Photo Peter N. Karalekas His All Holiness Ecumenical Patriarch Bartholomew I celebrating vesper services.

His All Holiness Ecumenical Patriarch Bartholomew I visited the community of St. Demetrios Cathedral in Astoria last Friday. The patriarch, the spiritual leader of 3.5 million Orthodox Christians around the world, first visited St. Demetrios School, where he met with students and youth of the community. He then celebrated a Great Patriarchal Vespers Service in the cathedral, which is the spiritual home of one of the largest Greek Orthodox parishes in America. A memorial service for the victims of the September 11 terrorist attacks followed.

Bartholomew I, as Ecumenical Patriarch, is considered the highest authority of the Orthodox church. Since the sixth century C.E., the Ecumenical Patriarch has also been known as the Archbishop of Constantinople, the New Rome. As primus, or first, bishop of the Orthodox Church, the Ecumenical patriarch undertakes various initiatives of Pan-Orthodox character while coordinating relations between the other churches of the Orthodox Communion, as well as relations between Orthodoxy as a whole and other Christian churches and world religions. He convokes and presides over councils and Pan-Orthodox meetings, consecrates the Myrrh for all Orthodox churches and grants autocephalous status to local churches which have become eligible for elevation to that ecclesiastical rank.

The Ecumenical Patriarchate is also known as the Patriarchate of Constantinople, or the Great Church of Christ in Constantinople. It has its origins in the Year 38 C.E. in which the church was founded in Byzantium by Saint Andrew, "first-called among the Apostles."

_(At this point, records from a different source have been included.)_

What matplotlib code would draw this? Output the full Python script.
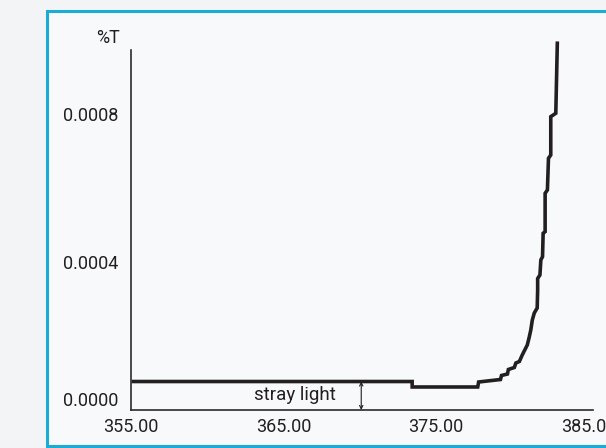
import matplotlib
matplotlib.use("Agg")
import matplotlib.pyplot as plt
from matplotlib.patches import Rectangle

plt.rcParams["font.family"] = ["Roboto", "DejaVu Sans"]
plt.rcParams["font.size"] = 13

# wavelength [nm] and %T
wavelength = [355.16, 373.44, 373.44, 377.74, 377.80, 379.23, 379.30, 379.69,
              379.75, 380.14, 380.24, 380.47, 380.66, 380.99, 381.12, 381.22,
              381.32, 381.45, 381.64, 381.67, 381.67, 381.82, 381.88, 381.99,
              382.03, 382.16, 382.16, 382.31, 382.38, 382.53, 382.53, 382.86,
              382.96]
transmittance = [7.70e-5, 7.70e-5, 6.22e-5, 6.22e-5, 7.57e-5, 8.24e-5, 9.33e-5,
                 9.73e-5, 1.095e-4, 1.149e-4, 1.270e-4, 1.311e-4, 1.487e-4,
                 1.757e-4, 1.973e-4, 2.162e-4, 2.433e-4, 2.622e-4, 2.757e-4,
                 3.244e-4, 3.554e-4, 3.649e-4, 4.055e-4, 4.144e-4, 4.776e-4,
                 4.820e-4, 5.857e-4, 5.947e-4, 6.803e-4, 6.893e-4, 7.928e-4,
                 8.020e-4, 9.912e-4]

x_ticks = [355, 365, 375, 385]
x_labels = ["355.00", "365.00", "375.00", "385.00"]
y_ticks = [0.0, 0.0004, 0.0008]
y_labels = ["0.0000", "0.0004", "0.0008"]

stray_x = 370.1
stray_level = 7.70e-5

W, H = 606, 448
fig = plt.figure(figsize=(W / 100, H / 100), dpi=100)
fig.patch.set_facecolor("#f2f4f6")

# blue frame, runs off the right edge
frame = Rectangle((47 / W, 1 - 446 / H), 600 / W, 435 / H, transform=fig.transFigure,
                  facecolor="#f8f9fa", edgecolor="#1aacd4", linewidth=2.2, zorder=-5)
fig.patches.append(frame)

ax = fig.add_axes([131 / W, 1 - 410 / H, (593 - 131) / W, (410 - 40) / H])
ax.set_zorder(2)
ax.set_facecolor("none")

ax.plot(wavelength, transmittance, color="#231f20", linewidth=2.6,
        solid_joinstyle="miter", clip_on=False)

ax.set_xlim(355.25, 385.3)
ax.set_ylim(0, 0.001)
for s in ["top", "right"]:
    ax.spines[s].set_visible(False)
for s in ["left", "bottom"]:
    ax.spines[s].set_color("#2b2b2b")
    ax.spines[s].set_linewidth(1.2)
ax.spines["left"].set_bounds(0, 0.000973)

ax.set_xticks(x_ticks)
ax.set_xticklabels(x_labels)
ax.set_yticks(y_ticks)
ax.set_yticklabels(y_labels)
ax.tick_params(axis="both", length=0, colors="#231f20")
ax.tick_params(axis="x", pad=6)
ax.tick_params(axis="y", pad=9)
ax.get_yticklabels()[0].set_verticalalignment("bottom")

fig.text(120 / W, 1 - 38 / H, "%T", ha="right", va="center", color="#231f20", zorder=3)

# stray light marker
ax.annotate("", xy=(stray_x, 0), xytext=(stray_x, stray_level),
            arrowprops=dict(arrowstyle="<->", color="#231f20", lw=0.8,
                            shrinkA=0, shrinkB=0, mutation_scale=6))
ax.text(365.76, 4.05e-5, "stray light", ha="center", va="center", color="#231f20",
        fontsize=13.5)

plt.savefig("out.png", dpi=100, facecolor=fig.get_facecolor())
plt.close()
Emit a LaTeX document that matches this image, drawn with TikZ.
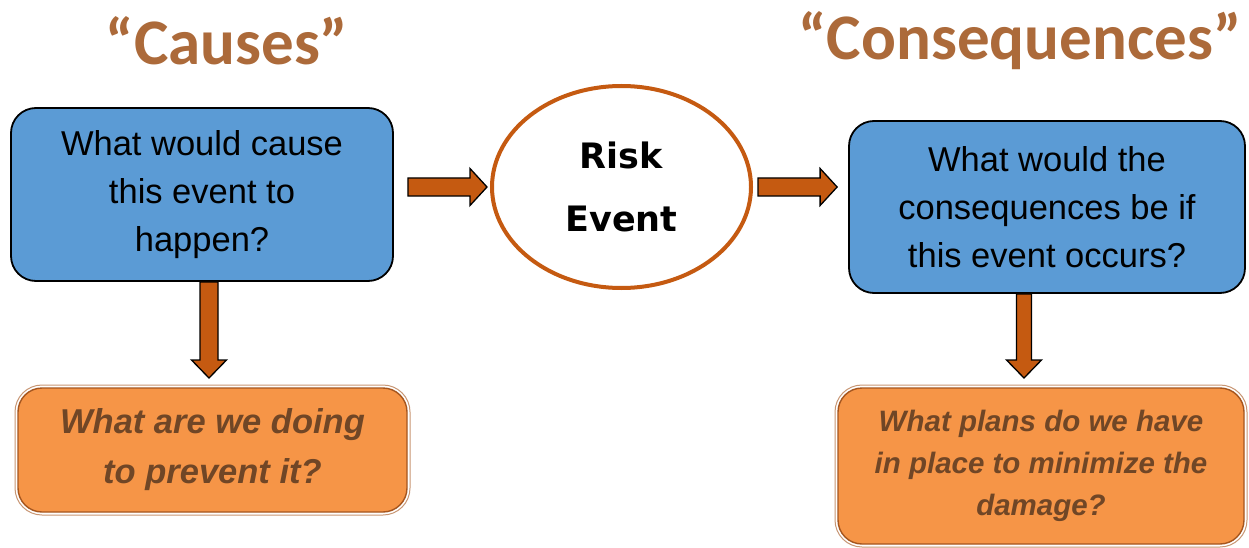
\documentclass[tikz,border=0pt]{standalone}
\usepackage{fontspec}
\setmainfont{Liberation Sans}
\newfontfamily\titlefont{Carlito}
\newfontfamily\heavyfont{DejaVu Sans}
\usetikzlibrary{shapes.geometric,calc}
\definecolor{boxblue}{RGB}{91,155,213}
\definecolor{arrowc}{RGB}{197,90,17}
\definecolor{boxorange}{RGB}{246,149,71}
\definecolor{ortext}{RGB}{112,70,38}
\definecolor{titlec}{RGB}{172,106,58}
\definecolor{orline}{RGB}{165,85,30}
\definecolor{orouter}{RGB}{200,150,115}
\tikzset{
  bluebox/.style={draw=black, line width=1.8pt, fill=boxblue, rounded corners=25pt,
    align=center, inner sep=0pt, font=\fontsize{34.5}{48}\selectfont},
  orbox/.style={draw=orline, line width=1.4pt, fill=boxorange, rounded corners=24pt,
    align=center, inner sep=0pt, text=ortext},
  riskell/.style={ellipse, draw=arrowc, line width=4pt, fill=white, inner sep=0pt,
    minimum width=259pt, minimum height=202pt, align=center,
    font=\heavyfont\fontsize{35}{63}\selectfont\bfseries},
  titletext/.style={text=titlec, font=\titlefont\fontsize{65}{70}\selectfont\bfseries},
  blockarrow/.style={fill=arrowc, draw=black, line width=1.3pt, line join=miter}
}
\newcommand{\harrowdraw}[2]{%
  \draw[blockarrow] let \p1=(#1), \p2=(#2) in
    (\x1,{\y1+9pt}) -- ({\x2-17pt},{\y1+9pt}) -- ({\x2-17pt},{\y1+18.5pt}) -- (\x2,\y1)
    -- ({\x2-17pt},{\y1-18.5pt}) -- ({\x2-17pt},{\y1-9pt}) -- (\x1,{\y1-9pt}) -- cycle;}
\newcommand{\varrowdraw}[3]{%
  \draw[blockarrow] let \p1=(#1), \p2=(#2) in
    ({\x1-#3},\y1) -- ({\x1-#3},{\y2+18pt}) -- ({\x1-17.5pt},{\y2+18pt}) -- (\x1,\y2)
    -- ({\x1+17.5pt},{\y2+18pt}) -- ({\x1+#3},{\y2+18pt}) -- ({\x1+#3},\y1) -- cycle;}
\begin{document}
\begin{tikzpicture}[x=1pt,y=-1pt]
\useasboundingbox[fill=white] (0,0) rectangle (1249,548);
% titles
\node[titletext] (tcause) at (227,41) {“Causes”};
\node[titletext] (tcons) at (1020,41) {“Consequences”};
% blue boxes
\node[bluebox, minimum width=382pt, minimum height=173pt] (cause) at (202,194.5)
  {What would cause\\this event to\\happen?};
\node[bluebox, minimum width=396pt, minimum height=172pt] (cons) at (1047,207)
  {What would the\\consequences be if\\this event occurs?};
% risk event
\node[riskell] (risk) at (621.5,187) {Risk\\Event};
% orange boxes
\draw[orouter, line width=1pt, rounded corners=27pt] (15,385) rectangle (410,515);
\node[orbox, minimum width=389pt, minimum height=124pt,
  font=\fontsize{34.5}{50}\selectfont\bfseries\itshape] (prevent) at (212.5,450)
  {What are we doing\\to prevent it?};
\draw[orouter, line width=1pt, rounded corners=27pt] (835,385) rectangle (1247,547);
\node[orbox, minimum width=406pt, minimum height=156pt,
  font=\fontsize{29.5}{42}\selectfont\bfseries\itshape] (plans) at (1041,466)
  {What plans do we have\\in place to minimize the\\damage?};
% arrows
\coordinate (h1s) at ([xshift=14pt]cause.east |- risk.center);
\coordinate (h1e) at ([xshift=-3pt]risk.west);
\harrowdraw{h1s}{h1e}
\coordinate (h2s) at ([xshift=5pt]risk.east);
\coordinate (h2e) at ([xshift=-11pt]cons.west |- risk.center);
\harrowdraw{h2s}{h2e}
\coordinate (v1s) at ([xshift=7pt]cause.south);
\coordinate (v1e) at (v1s |- 0,378);
\varrowdraw{v1s}{v1e}{9pt}
\coordinate (v2s) at ([xshift=-23pt]cons.south);
\coordinate (v2e) at (v2s |- 0,378);
\varrowdraw{v2s}{v2e}{7.5pt}
\end{tikzpicture}
\end{document}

The patriarchate of Constantinople is the spiritual center of the Orthodox Church. It is seen as the Mother Church by the ancient Patriarchates of Alexandria, Antioch and Jerusalem, by the younger autocephalous churches of Russia, Serbia, Romania, Bulgaria, Georgia, Cyprus Greece, Poland and Albania, and by the autonomous churches of Czechoslovakia, Finland and Estonia.